Denys called it “a confounding problem,” noting the village even found an open drain in the reservoir.

“Water was literally going down the drain. We fixed that. For every gallon we sell, we have to buy 1 and one-half gallons. It isn’t because we haven’t tried,” Denys said.

“We have an old, aging infrastructure. We’re not unique. Brookfield, for example, has a 100-year plan to fix their problem. We’ve made major improvements,” Denys added.

In other business, the finance committee heard a report from Marty Burke, of Mackie Consulting, regarding an update on the project to fill in the quarry bordered by Plainfield Road, First Avenue and Ogden Avenue.

The grading is being worked on and is designed to collect water into the property “not to discharge off,” Burke said.

Reclamation of the quarry began 16 years ago.

“It’s been a long journey and it’s almost finished,” Burke told village officials.

Burke noted that “stockpiles” of dirt and fill can be seen near the fences around the quarry.

The plan is that as the fill settles, with weight from the stockpiles, that process will be accelerated, with the idea that potential development can begin sooner than later.

Trustee Dan Hilker asked Burke if the piles are located in strategic areas. Burke said they have been moved around “because we want to accelerate the consolidation” of the fill.

During the village board meeting, trustees approved purchasing three 2022 Ford police interceptor vehicles from Currie Commercial Center in Frankfort for an amount to not exceed $104,523.

Trustees also approved an ordinance prohibiting truancy. The village never had one in place, Police Chief Thomas Herion said.

“We were having circumstances where parents were supporting their children not coming to school. This gives us a tool to enforce parents to encourage their children to come to school,” he said.

Lyons School District 103 supports the plan, Herion said.

Trustees approved a variance from the minimum lot width for the property at 7905 W. 45th St.
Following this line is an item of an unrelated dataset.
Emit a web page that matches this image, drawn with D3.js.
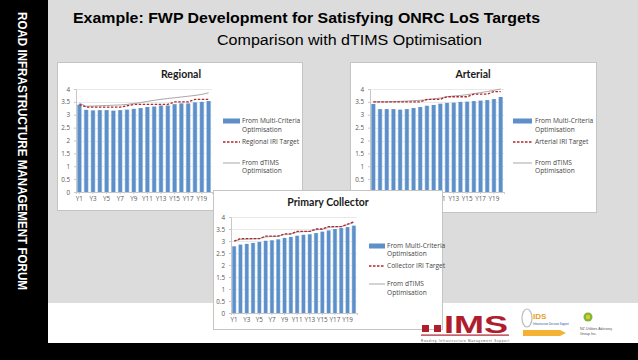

Owned by the village, this will, hopefully, make it easier to sell the property, Getty said.

The board approved an ordinance regulating possession of controlled substances.
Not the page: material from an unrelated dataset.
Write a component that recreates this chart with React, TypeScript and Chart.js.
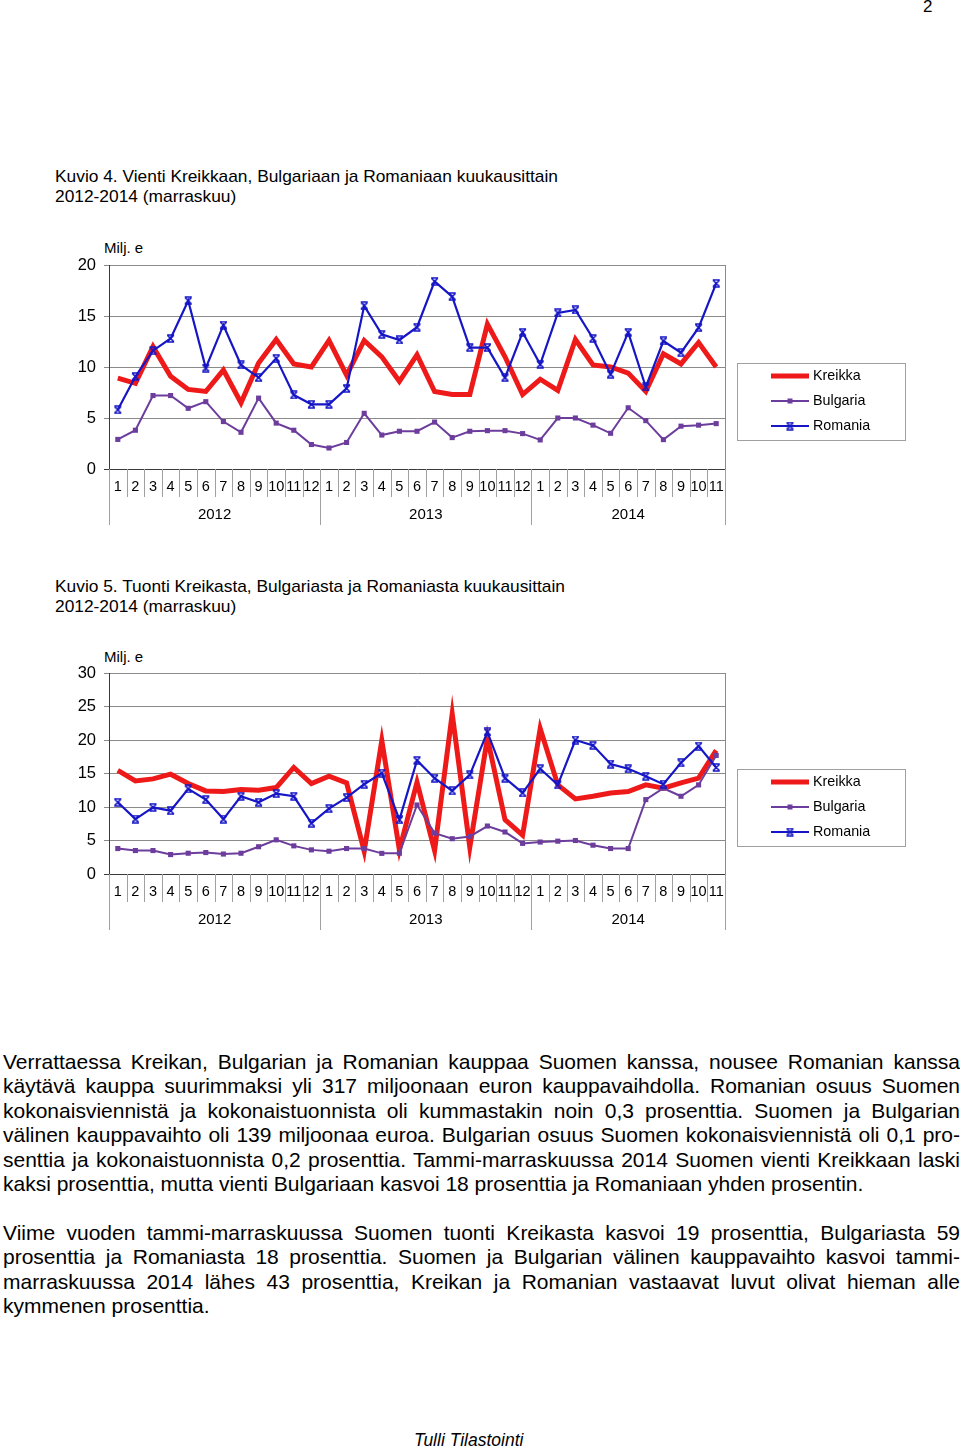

Herion said the Cook County State’s Attorney’s Office is seeking help keeping cases with small amounts of drugs out of the “overwhelmed” court system.

“Possession of cocaine, possession of heroin, things of that nature. We now have the ability to charge them on a local ordinance, a minimum of a $350 fine to a $750 fine,” Herion said.

If a person is a habitual drug user or is found to possess a larger amount of drugs, they will be charged with a felony and be prosecuted, he said.

“This is a great tool for us,” Herion said. “Hopefully, we can change their path in life instead of giving them a criminal history.”

Trustees approved to use the current meeting schedule of the first and third Tuesdays of each month in the coming year. The board’s finance committee will meet at 6 p.m. with the full board meeting at 7 p.m.